‘Rock star’ in children’s literature visits Murphy, meets Emerson students

April 10, 2014

Image of Mitali Perkins speaking to a group in front of a screen with the words "Good Stories."

Mitali Perkins, author of eight young adult novels, was the guest speaker at the 8th Multicultural Children’s Literature event in Murphy Library.

UW-L played host to a national “rock star” in the field of Young Adult literature on Tuesday, April 8. Mitali Perkins, author of eight young adult novels, translated into several languages and sold worldwide, was the guest speaker at the 8th Multicultural Children’s Literature event in Murphy Library.

Michele Strange, retired librarian at Murphy, started the multicultural series in 2007 as a collaborative project with the School of Education for teacher candidates to engage with multicultural literature for children. The series has hosted experts from various cultures including Hmong, Native American, Latino/a, African American, Muslim and most recently, India.

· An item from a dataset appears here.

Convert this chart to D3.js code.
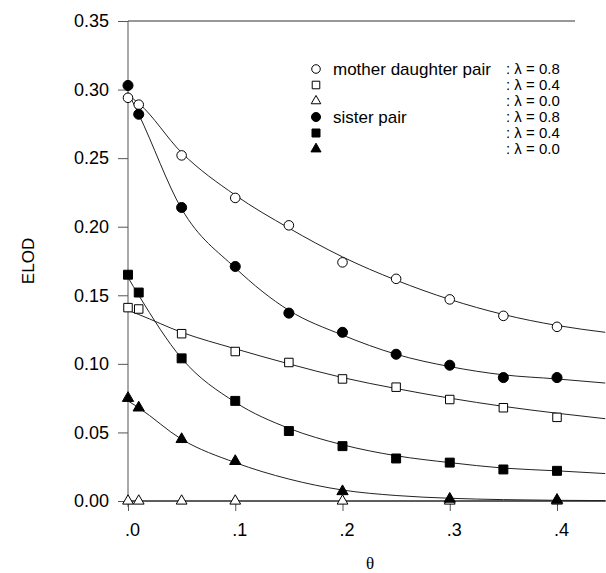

Perkins, whose family was caught in the war for independence in Bangladesh, was born in Calcutta and moved to the United States with her family when she was a young girl. She sees multicultural children’s literature as both a window to another culture, and a mirror, allowing readers to identify themselves in the characters.

Humankind, she demonstrated, has been naturally and universally drawn into stories since the dawn of time. Her presentation, “Books Between Cultures,” explored complex themes such as race, war, immigration, refugees, gender, economy, ecology and diversity that children and young adults can understand through the vehicle of stories.

In the morning, Perkins engaged with 110 4th and 5th graders from Emerson Elementary who had read two of her books this spring. Emerson teachers integrated the books into the curriculum, making the presentation stimulating and active. Perkins then delivered two afternoon presentations in the Collaborative Learning Studio in the Murphy Resource Center. Participants left with challenging questions that were raised, but were convinced that books still matter. Special thanks go to the La Crosse Public Education Foundation, Campus Climate, Murphy Library Endowment, and the School of Education.